Grabbing my pack and bow, I began the long hike across the canyon. A light rain was falling by the time I reached the other ridge. The sound of the rain masked my footsteps, and a steady southwesterly wind allowed me to move into the trees and search for the deer undetected. I moved slowly through the mahogany, stopping every few steps to glass. I was looking for movement – an ear twitch, antlers or the silhouette of a bedded buck.
I made several passes through the area with no luck and began to think that the deer had outsmarted me again. Finally, I glanced uphill and saw the unmistakable shape of a deer. I pulled out my rangefinder to check the distance: 32 yards.
Nocking an arrow, I moved to get a better look and see if antlers were attached to the deer. Just then, deer began standing up one by one in surrounding trees. They had seen me.
I froze as a buck stepped out into the open. He was a shooter. I instinctively drew my bow and released the arrow. I heard the thwack of the arrow hitting as the buck jumped and ran across the rocky hillside. After 20 yards he slowed, then stopped, began to stumble and fell to the ground. I later discovered that the broadhead had gone through his heart. It was over very quickly.
My first Nevada archery mule deer hunt makes me extraordinarily thankful for the abundant and unique hunting opportunities that abound in the West. Mine was the type of hunting about which every sportsman dreams – a spectacular setting, far from any roads or signs of civilization, lots of deer and few hunters. I was able to hunt in some of the greatest remaining mule deer habitat in the nation. Nevada has a lot of undeveloped backcountry, but even here, mule deer habitat is threatened.
Mule deer need large areas of undeveloped backcountry in order to thrive.
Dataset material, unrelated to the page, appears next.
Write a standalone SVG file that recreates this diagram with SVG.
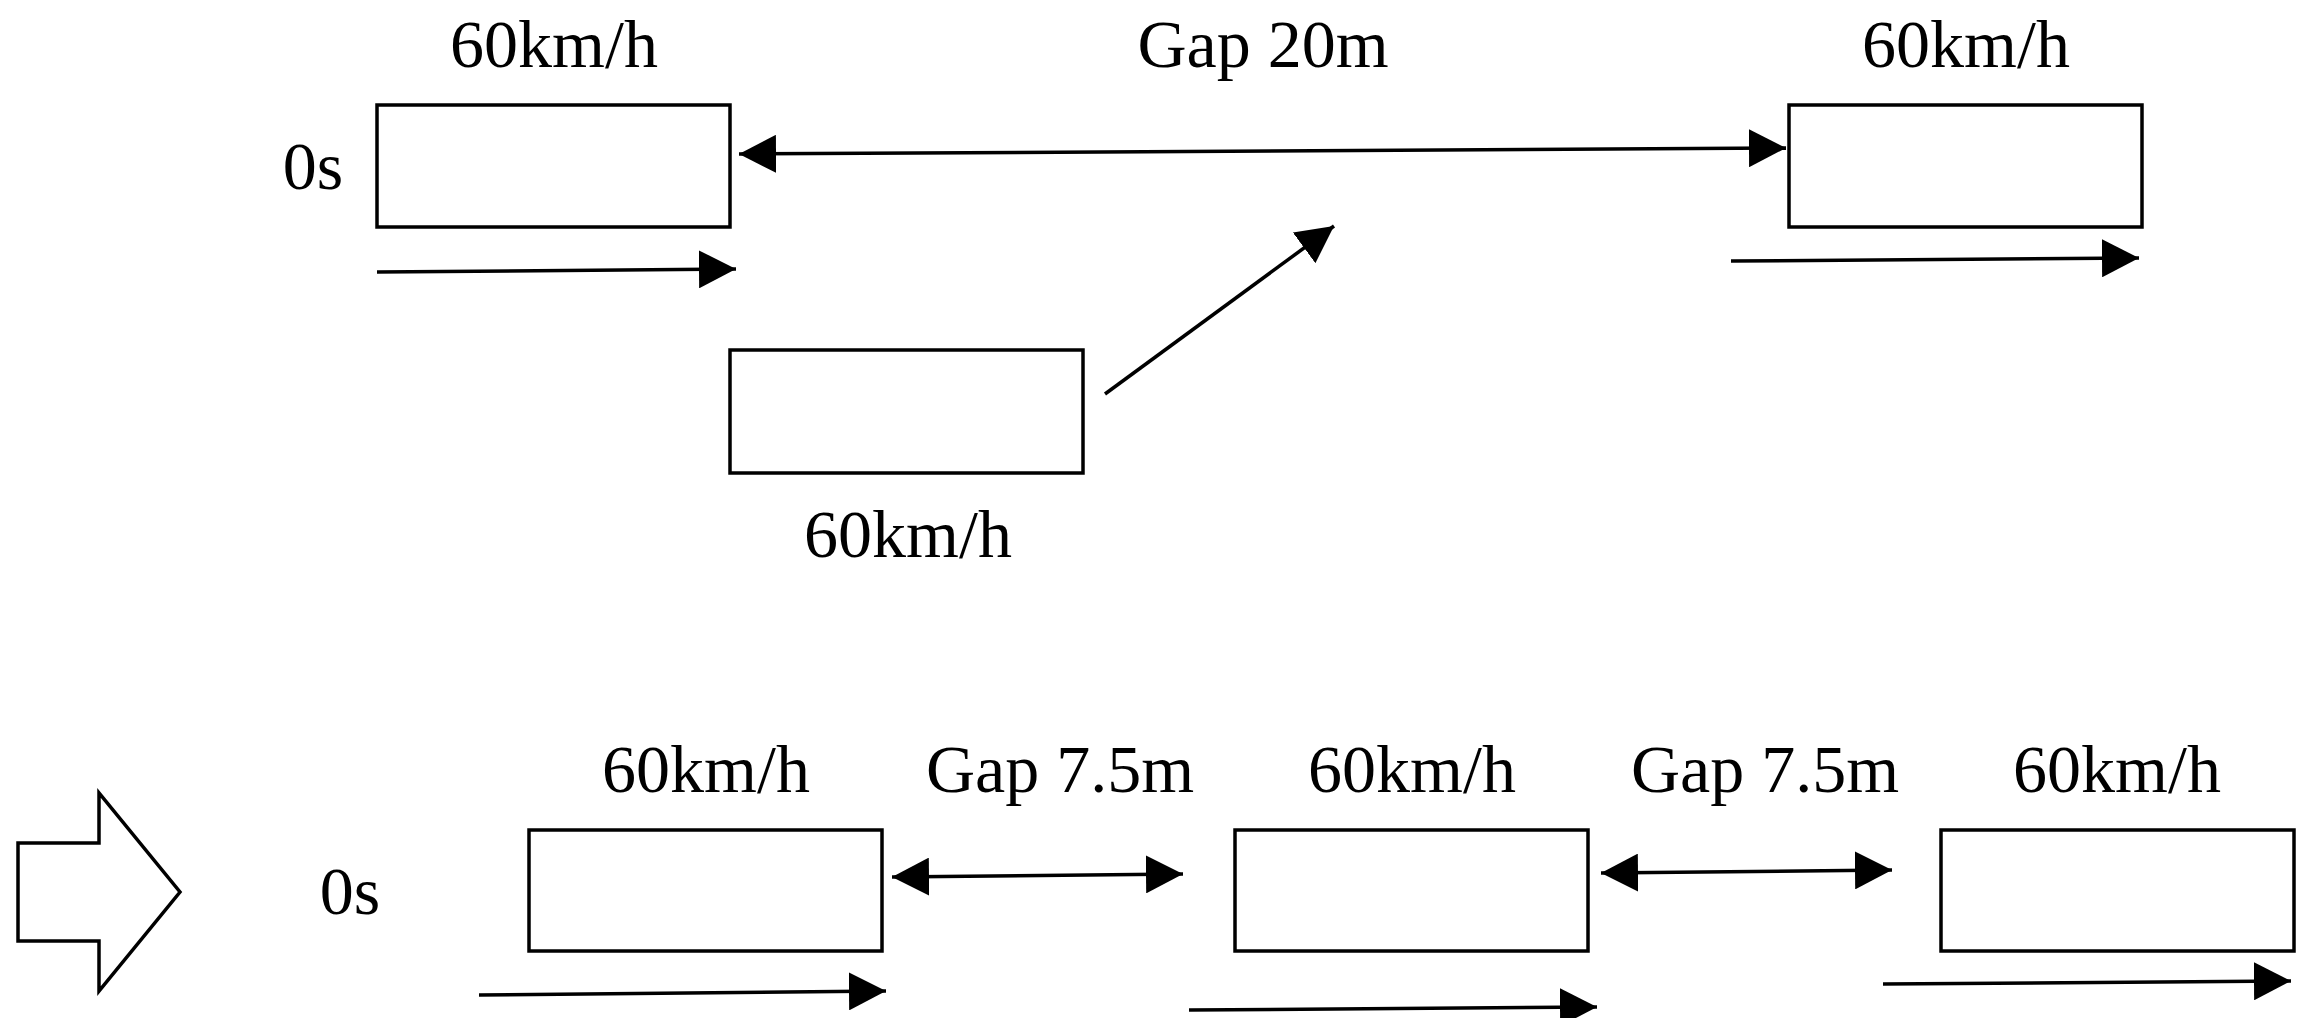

As we lose habitat throughout the West, mule deer numbers decline as do our hunting opportunities.
Sportsmen recognize the importance of conserving these areas, but in order to ensure healthy wildlife populations, hunters and anglers must spread the word. Sportsmen must let federal land management agencies know what is at stake and that we are paying attention. High-quality hunting opportunities on public land comprise the backbone of America’s sporting heritage. It is staggering to think about how much great habitat has been lost in the last 30 years – and the ramifications if this trend is allowed to continue.
As our nation rebounds from the COVID pandemic, policymakers are considering significant investments in infrastructure. Hunters and anglers see this as an opportunity to create conservation jobs, restore habitat, and boost fish and wildlife populations.